New Delhi: Australian Michael Jack Nobbs was on Wednesday appointed coach of the Indian men's hockey for an unprecedented five-year period, thus becoming the fourth foreign coach to take up the mantle of reviving Indian hockey.

The 57-year-old Nobbs, who succeeds Spaniard Jose Brasa and has been a player himself, will take over charge immediately in the national camp in Bangalore scheduled to start from Friday.

He will oversee the preparatory camp from July 3 till July 8 before flying back to Australia but will rejoin the camp again at the end of the month.

Nobbs' contract runs till the 2016 Olympics in Rio de Janeiro and his pay cheque will start at 10,000 Australian dollars per month.

His remuneration will be hiked by 10 per cent if the struggling Indian hockey team manages to qualify for next year's London Olympics.

"Under my chairmanship, a committee comprising Sports Authority of India and Hockey India officials and some eminent former players unanimously selected Nobbs as our coach for the period upto 2016 Rio Olympics," SAI Director General Deepak Kumar told reporters here.

"The selection was based on several factors, most importantly his experience, organising capabilities, bio-data and the presentation he made before us.

"What weighed heavily in his favour is the fact that the Australian style of hockey suits us. It is similar to ours. We have decided to continue with that as we feel if Australia can be at the top with this style, why can't we?" he added.

Verma also said that Nobbs can expect another hike if the national team does well next year, as in a first in India hockey, his contract has a clause for performance-based incentives.

"After 2012 Olympics if the team does well, his (Nobbs) remuneration will be revised after mutual discussions," Verma said.

Asked about the reason behind giving Nobbs such a long contract and what if the national team failed to make it to the London Games, the SAI DG said, "Through our past experience we have learnt that we need a long-term engagement (with the coach)."

At present Nobbs will bring in only one support staff from Australia in exercise physiologist David John but if needed the game's administrators have agreed to engage more forigners with the team.

"We have also decided to let him bring an exercise physiologist who will be paid approximately to the tune of 5,000 Australian dollars. HI has also agreed to contribute to the expenses of other foreign support staff if we need in future," Verma said.

Nobbs beat competition from Dutch legends Roelant Oltmans and Jacques Brinkman, who is a twice Olympic and world champion, for India coach's job, which was lying vacant following the expiry of Spaniard Brasa's contract after the Asian Games last year.

"I am very excited, honoured and priviliged to get this job," said Nobbs, who was part of Australia's team for the 1984 Los Angeles Olympic Games.

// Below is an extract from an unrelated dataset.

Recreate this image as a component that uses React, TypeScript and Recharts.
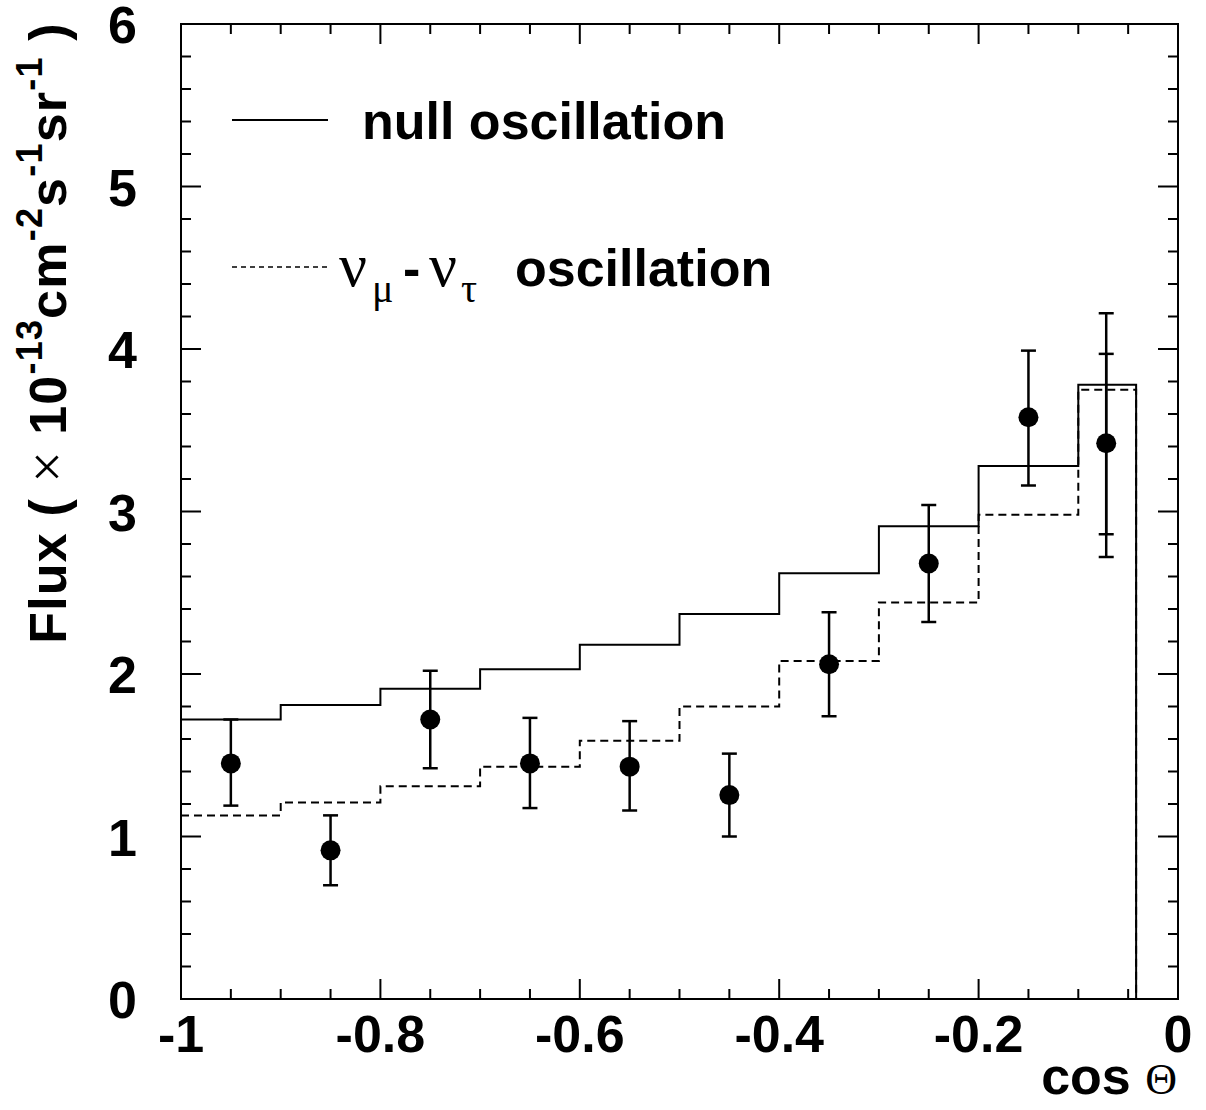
import { ComposedChart, Line, Scatter, ErrorBar, XAxis, YAxis, Legend } from "recharts";

// histogram bin edges in cos(theta); the last bin stops short of 0
const binEdges = [-1, -0.9, -0.8, -0.7, -0.6, -0.5, -0.4, -0.3, -0.2, -0.1, -0.042];
const nullFlux = [1.72, 1.81, 1.91, 2.03, 2.18, 2.37, 2.62, 2.91, 3.28, 3.78];
const oscFlux = [1.13, 1.21, 1.31, 1.43, 1.59, 1.8, 2.08, 2.44, 2.98, 3.75];

// measured points with total error range
const pointCos = [-0.95, -0.85, -0.75, -0.65, -0.55, -0.45, -0.35, -0.25, -0.15, -0.072];
const pointFlux = [1.45, 0.915, 1.72, 1.45, 1.43, 1.255, 2.06, 2.68, 3.58, 3.42];
const pointHigh = [1.72, 1.13, 2.02, 1.73, 1.71, 1.51, 2.38, 3.04, 3.99, 4.22];
const pointLow = [1.19, 0.7, 1.42, 1.175, 1.16, 1.0, 1.74, 2.32, 3.16, 2.72];

// inner (statistical) error of the last point
const statCos = [-0.072];
const statFlux = [3.42];
const statHigh = [3.97];
const statLow = [2.86];

const xTicks = [
  -1, -0.95, -0.9, -0.85, -0.8, -0.75, -0.7, -0.65, -0.6, -0.55, -0.5,
  -0.45, -0.4, -0.35, -0.3, -0.25, -0.2, -0.15, -0.1, -0.05, 0,
];
const yTicks = [
  0, 0.2, 0.4, 0.6, 0.8, 1, 1.2, 1.4, 1.6, 1.8, 2, 2.2, 2.4, 2.6, 2.8, 3,
  3.2, 3.4, 3.6, 3.8, 4, 4.2, 4.4, 4.6, 4.8, 5, 5.2, 5.4, 5.6, 5.8, 6,
];

const font = "'Liberation Sans', Arial, Helvetica, sans-serif";
const serif = "'Liberation Serif', 'Times New Roman', serif";

const steps = (vals: number[]) => {
  const pts = binEdges.map((x, i) => ({ x, y: vals[Math.min(i, vals.length - 1)] }));
  pts.push({ x: binEdges[binEdges.length - 1], y: 0 });
  return pts;
};

const nullData = steps(nullFlux);
const oscData = steps(oscFlux);

const points = pointCos.map((x, i) => ({
  x,
  y: pointFlux[i],
  err: [pointFlux[i] - pointLow[i], pointHigh[i] - pointFlux[i]],
}));
const statPoints = statCos.map((x, i) => ({
  x,
  y: statFlux[i],
  err: [statFlux[i] - statLow[i], statHigh[i] - statFlux[i]],
}));

const isMajorX = (v: number) => Math.abs(v * 5 - Math.round(v * 5)) < 1e-6;
const isMajorY = (v: number) => Math.abs(v - Math.round(v)) < 1e-6;

function BottomTick({ x, y, payload }: any) {
  const major = isMajorX(payload.value);
  return (
    <g>
      <line x1={x} x2={x} y1={y} y2={y - (major ? 20 : 10)} stroke="#000" strokeWidth={2} />
      {major && (
        <text x={x} y={y + 53} textAnchor="middle" fontFamily={font} fontWeight="bold" fontSize={52} fill="#000">
          {String(payload.value)}
        </text>
      )}
    </g>
  );
}

function TopTick({ x, y, payload }: any) {
  const major = isMajorX(payload.value);
  return <line x1={x} x2={x} y1={y} y2={y + (major ? 20 : 10)} stroke="#000" strokeWidth={2} />;
}

function LeftTick({ x, y, payload }: any) {
  const major = isMajorY(payload.value);
  return (
    <g>
      <line x1={x} x2={x + (major ? 20 : 10)} y1={y} y2={y} stroke="#000" strokeWidth={2} />
      {major && (
        <text x={x - 44} y={y + 19} textAnchor="end" fontFamily={font} fontWeight="bold" fontSize={52} fill="#000">
          {String(payload.value)}
        </text>
      )}
    </g>
  );
}

function RightTick({ x, y, payload }: any) {
  const major = isMajorY(payload.value);
  return <line x1={x} x2={x - (major ? 20 : 10)} y1={y} y2={y} stroke="#000" strokeWidth={2} />;
}

function YTitle() {
  const sup = { fontSize: 36 };
  return (
    <text transform="translate(66,333) rotate(-90)" textAnchor="middle" fontFamily={font} fontWeight="bold"
      fontSize={52} letterSpacing={1.2} fill="#000">
      Flux (
      <tspan fontFamily={serif} fontWeight="normal" fontSize={56}> × </tspan>
      10
      <tspan {...sup} dy={-24}>-13</tspan>
      <tspan dy={24}>cm</tspan>
      <tspan {...sup} dy={-24}>-2</tspan>
      <tspan dy={24}>s</tspan>
      <tspan {...sup} dy={-24}>-1</tspan>
      <tspan dy={24}>sr</tspan>
      <tspan {...sup} dy={-24}>-1</tspan>
      <tspan dy={24}> )</tspan>
    </text>
  );
}

function XTitle() {
  return (
    <text x={1177} y={1094} textAnchor="end" fontFamily={font} fontWeight="bold" fontSize={52} fill="#000">
      cos <tspan fontFamily={serif} fontWeight="normal" fontSize={44}>Θ</tspan>
    </text>
  );
}

function LegendBox() {
  const greek = { fontFamily: serif, fontWeight: "normal" as const };
  return (
    <svg width={900} height={320} style={{ position: "absolute", left: 0, top: 0, overflow: "visible" }}>
      <line x1={232} x2={328} y1={120} y2={120} stroke="#000" strokeWidth={2} />
      <text x={362} y={139} fontFamily={font} fontWeight="bold" fontSize={52} fill="#000">
        null oscillation
      </text>
      <line x1={232} x2={328} y1={267} y2={267} stroke="#000" strokeWidth={1.5} strokeDasharray="5 4" />
      <text y={286} fontFamily={font} fontWeight="bold" fontSize={52} fill="#000">
        <tspan {...greek} x={339} fontSize={62}>ν</tspan>
        <tspan {...greek} x={372} y={302} fontSize={40}>μ</tspan>
        <tspan x={403} y={286}>-</tspan>
        <tspan {...greek} x={429} fontSize={62}>ν</tspan>
        <tspan {...greek} x={461} y={302} fontSize={40}>τ</tspan>
        <tspan x={515} y={286}>oscillation</tspan>
      </text>
    </svg>
  );
}

function Dot(props: any) {
  return <circle cx={props.cx} cy={props.cy} r={10} fill="#000" />;
}

const frame = { stroke: "#000", strokeWidth: 2, strokeLinecap: "square" as const };

export default function App() {
  return (
    <div style={{ position: "absolute", left: 0, top: 0, background: "#fff" }}>
      <ComposedChart width={1206} height={1110} margin={{ top: 23, right: 27, bottom: 110, left: 180 }}>
        <XAxis xAxisId={0} dataKey="x" type="number" domain={[-1, 0]} allowDataOverflow ticks={xTicks} interval={0}
          orientation="bottom" height={1} tickSize={0} tickMargin={0} tickLine={false} axisLine={frame} tick={<BottomTick />}
          label={<XTitle />} />
        <XAxis xAxisId="top" dataKey="x" type="number" domain={[-1, 0]} allowDataOverflow ticks={xTicks} interval={0}
          orientation="top" height={1} tickSize={0} tickMargin={0} tickLine={false} axisLine={frame} tick={<TopTick />} />
        <YAxis yAxisId={0} dataKey="y" type="number" domain={[0, 6]} allowDataOverflow ticks={yTicks} interval={0}
          orientation="left" width={1} tickSize={0} tickMargin={0} tickLine={false} axisLine={frame} tick={<LeftTick />}
          label={<YTitle />} />
        <YAxis yAxisId="right" dataKey="y" type="number" domain={[0, 6]} allowDataOverflow ticks={yTicks} interval={0}
          orientation="right" width={1} tickSize={0} tickMargin={0} tickLine={false} axisLine={frame} tick={<RightTick />} />
        <Line data={nullData} dataKey="y" type="stepAfter" stroke="#000" strokeWidth={2} dot={false} isAnimationActive={false} />
        <Line data={oscData} dataKey="y" type="stepAfter" stroke="#000" strokeWidth={2} strokeDasharray="8 5" dot={false} isAnimationActive={false} />
        <Scatter data={statPoints} dataKey="y" shape={() => <g />} isAnimationActive={false}>
          <ErrorBar dataKey="err" direction="y" width={7.5} stroke="#000" strokeWidth={2.5} />
        </Scatter>
        <Scatter data={points} dataKey="y" shape={<Dot />} isAnimationActive={false}>
          <ErrorBar dataKey="err" direction="y" width={7.5} stroke="#000" strokeWidth={2.5} />
        </Scatter>
        <Legend layout="horizontal" verticalAlign="middle" align="center" wrapperStyle={{ left: 0, top: 0, width: 0, height: 0 }}
          content={() => <LegendBox />} />
      </ComposedChart>
    </div>
  );
}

"I love Indian culture and have many Indian friends. I have grown up playing Indian style of hockey. So, it is an opportunity for me to give something back to Indian hockey," he said.

Nobbs has nearly two decades of coaching exprience and has extensively worked at the grassroot in Western Australia.

He also coached the Japan women's team.

Asked about the tough task at hand, the soft-spoken Australian said, "It is definitely a challenging job. The first thing which I need to find out is where Indian hockey is at present and analyse the players and the system in place.

"It is really sad to see the decline of Indian hockey but this is a chance for improvement. We need all the authorities concerned and the media to work together. We need public support to make India successful again."

Even though he has been handed the job with a long-term objective, Nobbs is completely aware about his immediate task.

"I hope we qualify for the Olympics. It is difficult but not impossible. It is a long-term project we are embarking on but I hope we achieve the short-term goals as well," he said.

His foreign predecessors might have complained about not getting fair say in selection matters, but Nobbs said he has been given freedom in his working by the administrators.

"I have been given complete free hand in what I want to do. I have some say in selection matters the reason is that I don't know all the players. I also feel that there should be different opinions on selection issues but in the end I will certainly have the final say," Nobbs said.

HI secretary general Narinder Batra also said that the new foreign coach will be an integral part of the selection process.

"The coach will have a very important say in the selection process," he insisted.